So, you have just welcomed a new fur-baby into your home, and what an exciting time this is! But for many, this time can be overshadowed by one drawback in particular – excessive barking. Barking is a normal response from dogs – an important means of communication which can often translate to hello, fear, warning, excitement, alert, or many more other signals. However, when dogs bark excessively this usually implies an underlying issue which can become a nuisance to yourself and your neighbours.

Behavioural needs should be first identified to determine the issue causing the excessive barking:

Is your dog adequately exercised?

We recommend taking your dog for a walk in the morning before you leave for work. This will help to both tire out your dog, provide stimulation and reduce anxiety levels – which in turn will reduce barking behaviour during the first part of the day. Remember, a tired dog is a quiet dog

Is your dog bored?

Dogs are social animals and generally do not like being left to their own device all day long. If possible, we recommend doggy-daycare, a dog walker or minder to visit your fur-baby during the day, if your pet is not one that likes their own company. Otherwise, a lunch break doggie walk will provide some great physical and mental stimulation. If this isn’t possible, then try using a couple of food-dispensing toys which are sure to keep him/her busy for several hours. Providing a raw meaty bone can also mean a few hours of chewing heaven for your dog. That being said though, dogs will adjust to extended periods of alone time – but we recommend gradually lengthening your time apart to reduce stress and anxiety.

What are some techniques to reduce barking?

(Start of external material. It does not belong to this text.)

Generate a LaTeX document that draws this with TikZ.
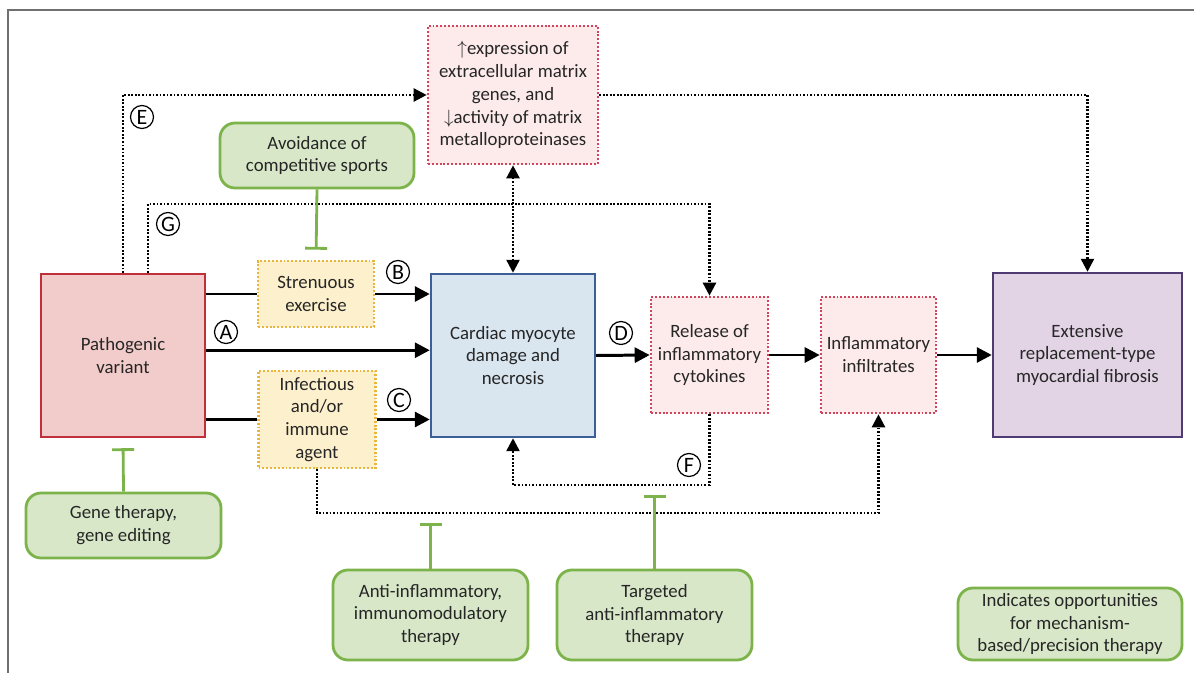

  • We suggest picking a word that will indicate to your dog to stop barking. Words like ‘No’ have no context to a dog, and yelling whilst raising anxiety can also encourage the dog thinking you are also barking (and probably happy you joined in also!). Distract the dog from the behaviour, perhaps with another desired behaviour, a treat, a toy or some other form of distraction. If you request a desired behaviour, such as on your mat, bed, sit etc. then they know what’s expected of them.
  • Training your dog to bark on command can also help funnily enough. Using “speak” to indicate to your dog to talk, means that they know when they should be speaking.
  • You can ignore unwanted behaviour and reward good behaviour. If you feel your dog is barking for attention, then avoid eye contact, even leave the room. In contrast, when your dog Is quiet – praise, pat, and reward with treats
  • Be patient with your fur-baby – changing behaviour can take a lot of practise, and needs to be addressed one step at a time
  • If all else fails, we can always assist in reducing your dog’s excessive barking, by assisting identifying the possible cause. Ruling out medical problems that can cause excessive barking, from dementia, brain disease such as seizures, to pain is also essential.

No one should expect a dog never to bark – this would be just as unreasonable as expecting a child never to talk! But often, excessive barking is usually a clue to a different problem or behaviour – such as loneliness, attention seeking, territoriality, fear, or playfulness. They may be trying to tell you that something is not right, like stranger danger, “Mum, Mum, Mum, Dad, Dad, Dad”, why aren’t you listening for example. Once you do address the reason as to why your fur-baby just won’t stop barking though, you’ll both be able to enjoy a better night’s sleep, and long, peaceful days.